Someone had orchestrated a boycott of British products that was particularly effective in the Somerset, Swansea, and Fall River area. Only one local merchant, George Brightman, refused to comply with the boycott. His name was reported in a widely read New England newspaper, and his business fell off considerably.

Someone was the source of the news from Boston that got to Shawomet so quickly. The town was alerted immediately when the first British warship lumbered into Boston Harbor. A special town meeting was hastily convened the next day. The only matter of business was to confer a military title on Thomas Peck, moderator of the town meeting. He was now Captain Peck. This was unprecedented. Someone was responsible for the town's growing resistance to British government. And the Royal Governor knew who it was. Jerathmael Bowers' appointment to the upper house of the Massachusetts legislature was vetoed by Sir Francis Bernard, named to the post of governor by King George lll. Three other men , all closely linked to Bowers, were rejected at the same time. They were James Otis, later credited by John Adams with sowing the seeds of independence; John Hancock, who would famously be the first to sign the Declaration of Independence; and Artemas Ward, destined to be General of the Continental Army during the Revolutionary War. These three, along with Bowers, were a threat to British control.

Shortly before a British army occupied Boston, members of the legislature got out of town and took the extraordinary step of recreating themselves into a new and independent government located in the village of Concord. This body called itself the Provincial Congress, and the Swansea town meeting lost no time in sending Jerathmael Bowers as its delegate to the meetings.
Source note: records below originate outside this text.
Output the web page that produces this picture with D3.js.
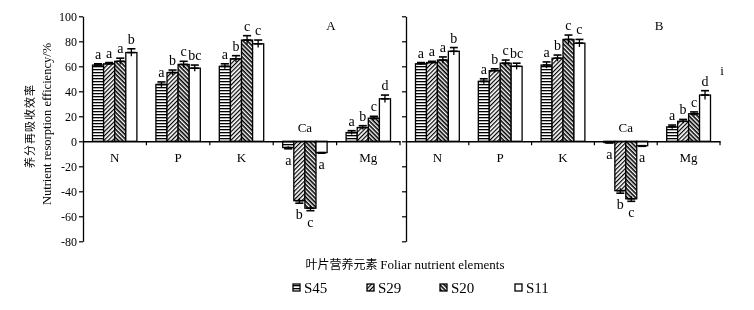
<!DOCTYPE html>
<html>
<head>
<meta charset="utf-8">
<script src="https://cdn.jsdelivr.net/npm/d3@7"></script>
<style>
  body { margin: 0; background: #fff; }
  svg { will-change: transform; }
  text { font-family: 'Liberation Serif', 'Times New Roman', serif; fill: #000; }
  .cjk { font-family: 'Noto Sans CJK SC', sans-serif; }
</style>
</head>
<body>
<div id="root"></div>
<script>
var elements = ['N', 'P', 'K', 'Ca', 'Mg'];
var sites = ['S45', 'S29', 'S20', 'S11'];
var yTicks = [-80, -60, -40, -20, 0, 20, 40, 60, 80, 100];

// panel A
var a_S45 = [61, 45.5, 60, -5, 7];
var a_S29 = [62, 55, 66, -47.5, 11];
var a_S20 = [64, 61.5, 81, -53.5, 18.5];
var a_S11 = [71, 58.5, 78, -9, 34];
var a_err_S45 = [1, 2, 2, 1, 1.5];
var a_err_S29 = [1, 2, 2.5, 2, 1.5];
var a_err_S20 = [2.5, 2.5, 3.5, 2, 1.5];
var a_err_S11 = [3, 2.5, 3, 0.5, 3];

// panel B
var b_S45 = [62, 48, 61, -1, 11.5];
var b_S29 = [63, 56.5, 66.5, -39.5, 16];
var b_S20 = [65, 62.5, 81.5, -46, 22];
var b_S11 = [72, 60, 78.5, -3.5, 37];
var b_err_S45 = [1, 2, 2.5, 0.3, 1.5];
var b_err_S29 = [1, 1.5, 2.5, 2, 1.5];
var b_err_S20 = [2.5, 2.5, 3.5, 2, 1.5];
var b_err_S11 = [3, 2.5, 3, 0.5, 3.5];

// significance letters (same in both panels)
var let_S45 = ['a', 'a', 'a', 'a', 'a'];
var let_S29 = ['a', 'b', 'b', 'b', 'b'];
var let_S20 = ['a', 'c', 'c', 'c', 'c'];
var let_S11 = ['b', 'bc', 'c', 'a', 'd'];

var buildRows = (vals, errs) => {
  var rows = [];
  elements.forEach((el, i) => {
    sites.forEach((s, j) => {
      rows.push({ element: el, site: s, value: vals[j][i], err: errs[j][i], letter: [let_S45, let_S29, let_S20, let_S11][j][i] });
    });
  });
  return rows;
};

var panels = [
  { name: 'A', x0: 83, x1: 400, labels: true, nameX: 331,
    rows: buildRows([a_S45, a_S29, a_S20, a_S11], [a_err_S45, a_err_S29, a_err_S20, a_err_S11]) },
  { name: 'B', x0: 406, x1: 720, labels: false, nameX: 659,
    rows: buildRows([b_S45, b_S29, b_S20, b_S11], [b_err_S45, b_err_S29, b_err_S20, b_err_S11]) }
];

var svg = d3.select('#root')
  .append('svg')
    .attr('width', 754)
    .attr('height', 310);

// fill patterns
var defs = svg.append('defs');
var p1 = defs.append('pattern').attr('id', 'pS45').attr('patternUnits', 'userSpaceOnUse')
  .attr('width', 4).attr('height', 3);
p1.append('rect').attr('width', 4).attr('height', 3).attr('fill', '#fff');
p1.append('rect').attr('y', 0).attr('width', 4).attr('height', 1.3).attr('fill', '#000');

var p2 = defs.append('pattern').attr('id', 'pS29').attr('patternUnits', 'userSpaceOnUse')
  .attr('width', 3).attr('height', 3).attr('patternTransform', 'rotate(-45)');
p2.append('rect').attr('width', 3).attr('height', 3).attr('fill', '#fff');
p2.append('rect').attr('width', 3).attr('height', 1.2).attr('fill', '#000');

var p3 = defs.append('pattern').attr('id', 'pS20').attr('patternUnits', 'userSpaceOnUse')
  .attr('width', 3).attr('height', 3).attr('patternTransform', 'rotate(45)');
p3.append('rect').attr('width', 3).attr('height', 3).attr('fill', '#fff');
p3.append('rect').attr('width', 3).attr('height', 1.6).attr('fill', '#000');

var fills = { S45: 'url(#pS45)', S29: 'url(#pS29)', S20: 'url(#pS20)', S11: '#fff' };

var yScale = d3.scaleLinear()
  .domain([-80, 100])
  .range([241.3, 16.3]);

panels.forEach(panel => {
  var g = svg.append('g');

  var xScale = d3.scaleBand()
    .domain(elements)
    .range([panel.x0, panel.x1]);

  var inner = d3.scaleBand()
    .domain(sites)
    .range([9.5, xScale.bandwidth() - 9.5]);

  // y axis
  var yAxisCall = d3.axisLeft(yScale)
    .tickValues(yTicks)
    .tickSize(4)
    .tickSizeOuter(0)
    .tickFormat(t => panel.labels ? t : '');
  var yAxis = g.append('g')
    .attr('transform', 'translate(' + panel.x0 + ', 0)')
    .call(yAxisCall);
  yAxis.select('.domain').attr('stroke-width', 1.3);
  yAxis.selectAll('line').attr('stroke-width', 1.2);
  yAxis.selectAll('text')
    .attr('font-size', '12px')
    .attr('font-family', "'Liberation Serif', serif")
    .attr('x', -6);

  // bars
  var groups = g.selectAll('g.bar')
    .data(panel.rows)
    .enter()
    .append('g')
      .attr('class', 'bar')
      .attr('transform', d => 'translate(' + (xScale(d.element) + inner(d.site)) + ', 0)');

  groups.append('rect')
    .attr('x', 0)
    .attr('y', d => yScale(Math.max(0, d.value)))
    .attr('width', inner.bandwidth())
    .attr('height', d => Math.abs(yScale(d.value) - yScale(0)))
    .attr('fill', d => fills[d.site])
    .attr('stroke', '#000')
    .attr('stroke-width', 1.3);

  var bw = inner.bandwidth();
  var tip = d => d.value >= 0 ? d.value + d.err : d.value - d.err;

  groups.append('line')
    .attr('x1', bw / 2).attr('x2', bw / 2)
    .attr('y1', d => yScale(d.value - d.err))
    .attr('y2', d => yScale(d.value + d.err))
    .attr('stroke', '#000').attr('stroke-width', 1.3);
  groups.append('line')
    .attr('x1', 1.5).attr('x2', bw - 1.5)
    .attr('y1', d => yScale(tip(d))).attr('y2', d => yScale(tip(d)))
    .attr('stroke', '#000').attr('stroke-width', 1.6);
  groups.append('line')
    .attr('x1', 1.5).attr('x2', bw - 1.5)
    .attr('y1', d => yScale(d.value)).attr('y2', d => yScale(d.value))
    .attr('stroke', '#000').attr('stroke-width', 1.6);

  groups.append('text')
    .attr('x', bw / 2)
    .attr('y', d => d.value >= 0 ? yScale(tip(d)) - 5 : yScale(tip(d)) + 16)
    .attr('text-anchor', 'middle')
    .attr('font-size', '14px')
    .text(d => d.letter);

  // x axis at zero
  var xAxisCall = d3.axisBottom(xScale)
    .tickValues([])
    .tickSizeOuter(0);
  g.append('g')
    .attr('transform', 'translate(0, ' + yScale(0) + ')')
    .call(xAxisCall)
    .select('.domain').attr('stroke-width', 1.6);

  g.selectAll('line.sep')
    .data(elements.slice(1).concat(['end']))
    .enter()
    .append('line')
      .attr('class', 'sep')
      .attr('x1', (d, i) => panel.x0 + xScale.step() * (i + 1))
      .attr('x2', (d, i) => panel.x0 + xScale.step() * (i + 1))
      .attr('y1', yScale(0))
      .attr('y2', yScale(0) + 4)
      .attr('stroke', '#000')
      .attr('stroke-width', 1.2);

  g.selectAll('text.cat')
    .data(elements)
    .enter()
    .append('text')
      .attr('class', 'cat')
      .attr('x', d => xScale(d) + xScale.bandwidth() / 2)
      .attr('y', d => d === 'Ca' ? yScale(0) - 9 : yScale(0) + 21)
      .attr('text-anchor', 'middle')
      .attr('font-size', '13px')
      .text(d => d);

  g.append('text')
    .attr('x', panel.nameX)
    .attr('y', 30)
    .attr('text-anchor', 'middle')
    .attr('font-size', '13px')
    .text(panel.name);
});

svg.append('text')
  .attr('x', 722)
  .attr('y', 75)
  .attr('text-anchor', 'middle')
  .attr('font-size', '13px')
  .text('i');

// y axis titles
svg.append('text')
  .attr('class', 'cjk')
  .attr('transform', 'translate(34, 126) rotate(-90)')
  .attr('text-anchor', 'middle')
  .attr('font-size', '11px')
  .attr('letter-spacing', '1px')
  .text('养分再吸收效率');

svg.append('text')
  .attr('transform', 'translate(51, 124) rotate(-90)')
  .attr('text-anchor', 'middle')
  .attr('font-size', '12.5px')
  .text('Nutrient resorption efficiency/%');

// x axis title
var xt = svg.append('text')
  .attr('x', 405)
  .attr('y', 269)
  .attr('text-anchor', 'middle')
  .attr('font-size', '13px');
xt.append('tspan').attr('class', 'cjk').attr('font-size', '12px').text('叶片营养元素 ');
xt.append('tspan').text('Foliar nutrient elements');

// legend
var legendX = [293, 367, 440, 515];
var legend = svg.selectAll('g.legend')
  .data(sites)
  .enter()
  .append('g')
    .attr('class', 'legend')
    .attr('transform', (d, i) => 'translate(' + legendX[i] + ', 288)');

legend.append('rect')
  .attr('x', 0)
  .attr('y', -4)
  .attr('width', 7)
  .attr('height', 7)
  .attr('fill', d => fills[d])
  .attr('stroke', '#000')
  .attr('stroke-width', 1.3);

legend.append('text')
  .attr('x', 11)
  .attr('y', 5)
  .attr('font-size', '15px')
  .text(d => d);
</script>
</body>
</html>
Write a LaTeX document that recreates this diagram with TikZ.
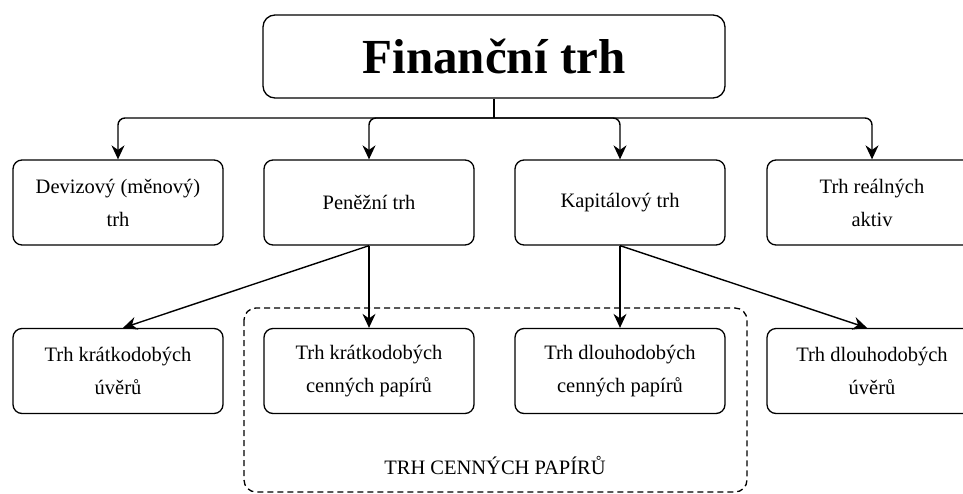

He attended all of them, joining with the rebel elite of Massachusetts in calling for the purchase of military supplies and making decisions that led to armed conflict with Britain. There is no record of his disagreement with any of it.
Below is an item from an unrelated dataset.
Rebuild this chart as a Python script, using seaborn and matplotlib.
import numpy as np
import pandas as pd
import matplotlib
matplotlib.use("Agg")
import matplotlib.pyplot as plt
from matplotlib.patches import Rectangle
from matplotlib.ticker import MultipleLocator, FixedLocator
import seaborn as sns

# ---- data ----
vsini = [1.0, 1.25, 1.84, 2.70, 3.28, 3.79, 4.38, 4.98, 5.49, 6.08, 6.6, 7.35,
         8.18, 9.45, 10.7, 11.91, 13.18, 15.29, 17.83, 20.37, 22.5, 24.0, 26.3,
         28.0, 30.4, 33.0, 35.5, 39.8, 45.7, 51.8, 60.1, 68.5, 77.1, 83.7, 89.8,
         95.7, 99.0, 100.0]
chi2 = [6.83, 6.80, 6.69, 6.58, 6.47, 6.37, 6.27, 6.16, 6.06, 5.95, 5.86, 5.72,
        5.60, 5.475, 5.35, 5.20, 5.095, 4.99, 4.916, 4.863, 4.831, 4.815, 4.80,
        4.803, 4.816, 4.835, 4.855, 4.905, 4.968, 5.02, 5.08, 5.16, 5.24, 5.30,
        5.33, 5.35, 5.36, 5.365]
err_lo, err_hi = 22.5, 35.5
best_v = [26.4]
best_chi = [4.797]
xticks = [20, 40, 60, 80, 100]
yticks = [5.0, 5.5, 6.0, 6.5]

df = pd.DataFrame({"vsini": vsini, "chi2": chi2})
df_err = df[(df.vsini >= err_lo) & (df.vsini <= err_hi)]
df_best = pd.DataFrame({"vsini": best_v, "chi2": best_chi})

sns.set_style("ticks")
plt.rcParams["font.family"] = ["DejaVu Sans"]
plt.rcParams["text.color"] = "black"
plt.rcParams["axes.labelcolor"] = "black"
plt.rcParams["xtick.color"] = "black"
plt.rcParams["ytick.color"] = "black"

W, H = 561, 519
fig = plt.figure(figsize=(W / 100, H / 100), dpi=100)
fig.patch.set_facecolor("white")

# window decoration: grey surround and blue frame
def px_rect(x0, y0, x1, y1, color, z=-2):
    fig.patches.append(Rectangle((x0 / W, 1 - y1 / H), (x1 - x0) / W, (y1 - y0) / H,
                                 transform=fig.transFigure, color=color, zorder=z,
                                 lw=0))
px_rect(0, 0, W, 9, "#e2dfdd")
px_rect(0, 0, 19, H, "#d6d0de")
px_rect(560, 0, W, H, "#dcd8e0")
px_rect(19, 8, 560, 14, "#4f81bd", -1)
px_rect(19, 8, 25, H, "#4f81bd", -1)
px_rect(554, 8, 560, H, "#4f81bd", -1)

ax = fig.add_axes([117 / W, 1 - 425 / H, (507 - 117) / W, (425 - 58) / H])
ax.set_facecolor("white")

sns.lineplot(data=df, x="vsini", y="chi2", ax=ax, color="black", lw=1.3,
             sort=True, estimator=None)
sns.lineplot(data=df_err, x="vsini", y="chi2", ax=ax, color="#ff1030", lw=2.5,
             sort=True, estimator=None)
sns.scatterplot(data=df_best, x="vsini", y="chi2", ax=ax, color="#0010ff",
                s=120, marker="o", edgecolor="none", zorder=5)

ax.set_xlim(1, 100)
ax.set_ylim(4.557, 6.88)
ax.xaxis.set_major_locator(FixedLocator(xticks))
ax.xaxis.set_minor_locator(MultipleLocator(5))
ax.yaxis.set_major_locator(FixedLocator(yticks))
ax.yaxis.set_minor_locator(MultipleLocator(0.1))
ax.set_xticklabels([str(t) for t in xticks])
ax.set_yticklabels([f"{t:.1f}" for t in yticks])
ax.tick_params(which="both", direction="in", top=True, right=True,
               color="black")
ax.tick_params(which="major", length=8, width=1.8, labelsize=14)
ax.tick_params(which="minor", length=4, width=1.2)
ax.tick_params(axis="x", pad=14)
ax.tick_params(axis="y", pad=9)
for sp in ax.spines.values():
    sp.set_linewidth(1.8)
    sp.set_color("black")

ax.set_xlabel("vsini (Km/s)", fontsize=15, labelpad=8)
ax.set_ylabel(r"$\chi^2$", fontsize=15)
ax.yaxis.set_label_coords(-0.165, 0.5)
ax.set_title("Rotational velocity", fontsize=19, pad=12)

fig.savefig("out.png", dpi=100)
Jerathmael Bowers was still serving as the town's representative when, in 1775, he was accused of being hostile "toward the rights and liberties of America." His accusers were Israel Barney of Swansea and John Wheeler of Rehoboth. They claimed that Bowers had refused to accept Continental paper money in payment of a debt. Bowers was quickly acquitted of the charges by his own colleagues in the legislature.

By the summer of 1776, many local people had chosen not to fight for their rights as British subjects. They had come to accept separation from the Mother Country and now supported a war for independence. Jerathmael Bowers had passionately defended American rights within the British Empire. But five months after the Declaration of Independence was signed, Bowers publicly announced his opposition to independence and resigned from his post as the town's representative.

He was disqualified from holding any civil or military office in Massachusetts by an act of the legislature in 1777. The next year, General John Sullivan of the Continental Army requested that Bowers be removed from the war zone because he was "too great an enemy of the American cause and too dangerous a person " to remain near the American Army in Providence. Sullivan based his request on an anonymous letter he had received from individuals who identified themselves as residents of Swansea.

Soon, the Bristol County Sheriff and "armed men" arrived at the Bowers mansion on Main Street in Somerset. They roughed up Bowers and "forcibly removed him from his wife and children." He was "confined in a Connecticut jail" and he was" denied communication with his friends and family for months." The quoted material is taken from a letter written by Bowers that is on record at the London Public Records Office.

In 1783, the war was over, and Jerathmael Bowers was back on Main Street. He immediately set out to recover his losses.